The U.S. Supreme Court ruled public school segregation unconstitutional through the historic Brown v. Board of Education case in 1954, igniting a hard fought and unfinished battle toward national school desegregation. These steps taken toward social and educational equity are not shown in the classrooms of San Francisco, in which 3 in 5 public schools have simple majorities of one racial group.
San Francisco’s ranked-choice system, which gives families flexibility in choosing out-of-district schools, is a leading contributor in this growing pattern of racial segregation in the city’s schools. Wealthy, white families move their children to schools with adequate resources and educational tools, private or charter schools, and students of color are left behind without access to quality education.
The high rate of gentrification doesn’t only leave Black students behind, it pushes them out
of the district. In the 2016-17 school year, the San Francisco Unified School District (SFUSD) consisted of less than 7 percent Black students, down from 16 percent in the 1998-99 school year.
Ultimately, so-called “progressive” San Francisco is failing to serve its low-income students of color.
In the most recent round of math testing in San Francisco, only 12 percent of Black students and 21 percent of Latinx students met or exceeded state standards. Comparatively, 69 percent of white students met or exceeded these standards. These disparities in performance directly reflect the disparities in resource availability and teaching quality between schools servicing predominantly white students and schools servicing predominantly students of color.
Test score gaps between white students and students of color is an alarming trend found across California’s educational system. However, San Francisco is failing its students to a particularly significant degree — 96 percent of California’s school districts serving Black students had better reading scores for low-income Black students than San Francisco did.
This means on top of all the shortcomings of state education funding, San Francisco’s school system and ranked-choice policy are further contributing to the inequity of education in its schools.
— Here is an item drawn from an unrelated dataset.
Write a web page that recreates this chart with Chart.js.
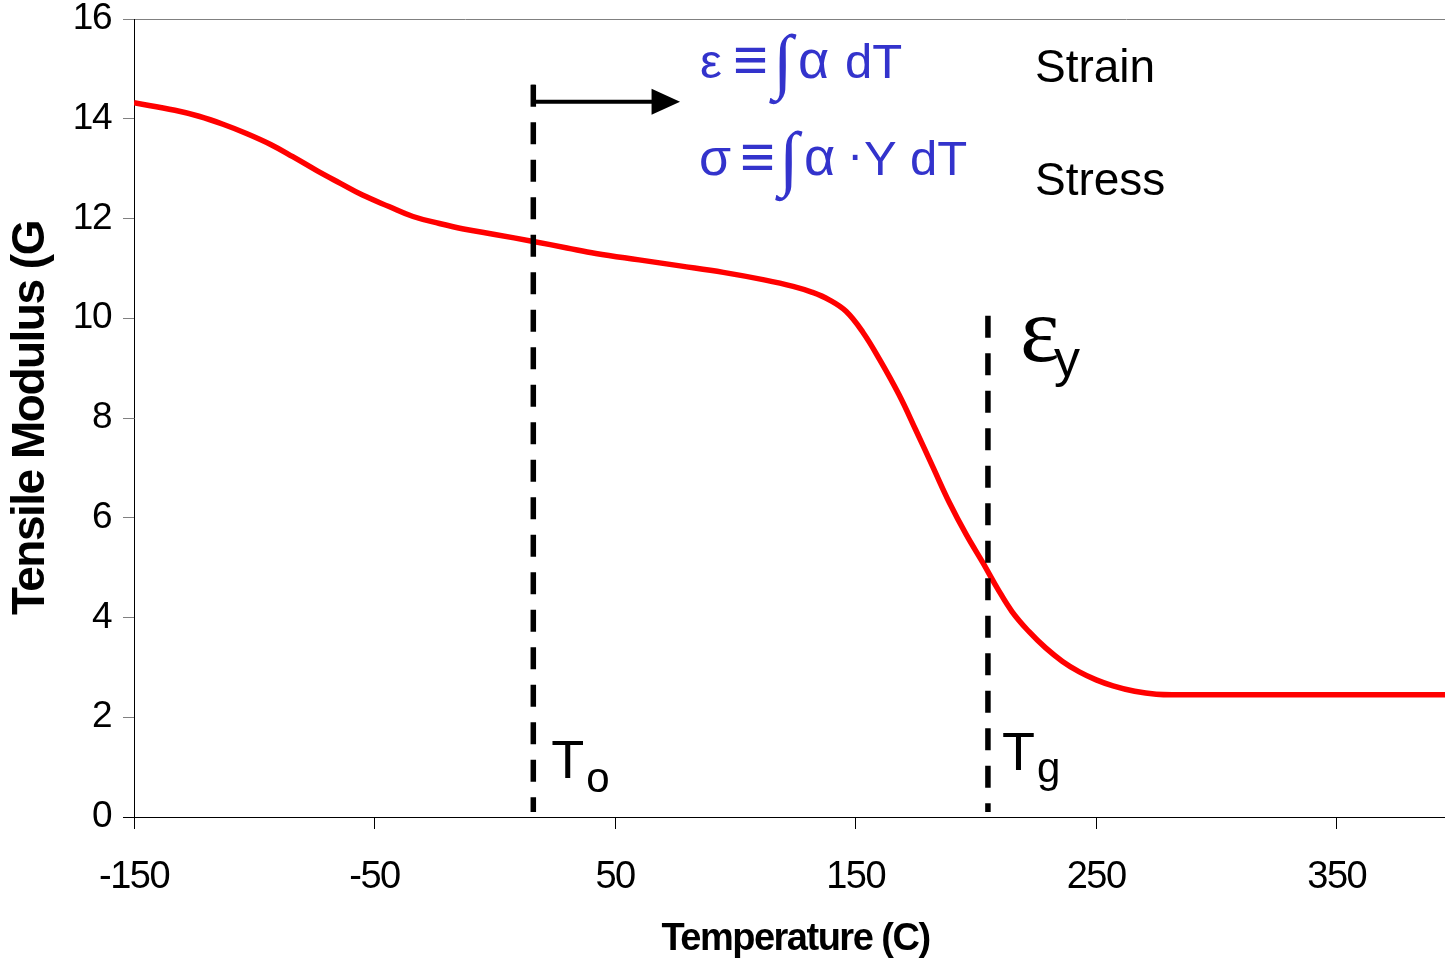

These rifts aren’t new, and the call for desegregated schools and adequate resources across the board is decades old. In 1983, San Francisco entered a consent decree to desegregate its schools after the NAACP filed a lawsuit against the city. But this did little to fix racial inequality in the public school system, now exacerbated by policy changes and the ranked-choice system.
This inequity in education, among other factors, follows students long after they graduate from high school (or don’t).
In the SFUSD, 16 percent of Black students and 15 percent of Latinx students don’t graduate from high school. Of the remaining students who do, only 1 in 3 Black students are eligible to attend a CSU or UC.
The gap in public K-12 education causes a gap in higher education, which leads to a gap in employment opportunities and yearly income. When San Francisco neglects its elementary schoolers, it is simultaneously neglecting communities of color and perpetuating racial inequality.
In a city where people of color already face such high rates of displacement due to gentrification, this educational displacement is all the more dire. It’s entirely unjust for San Francisco to let its residents of color be displaced, through housing, education or any other means.
Although many of its residents struggle financially, San Francisco is not a poor city. With the influx of wealth caused by tech companies starting and prospering in the city, San Francisco has the ability and responsibility to find solutions to the problem. It must ensure all students can partake in its new economy, which ranks second in the country for highest-paying jobs, rather than being pushed out of the city and into margins of unemployment.
Right now, the structure of San Francisco’s schools is oppressive to students of color. It categorizes and separates students, depriving underrepresented students of their right to education and opportunities.
San Francisco must reinvest in public education. It must desegregate its schools by revising ranked-choice policies and it must rework budgets to allot for adequate resources. The city must ensure students of color are successful, welcomed and prepared for life after receiving their diploma.
If San Francisco can’t increase educational equity for its youngest residents, then its progressive reputation holds no weight.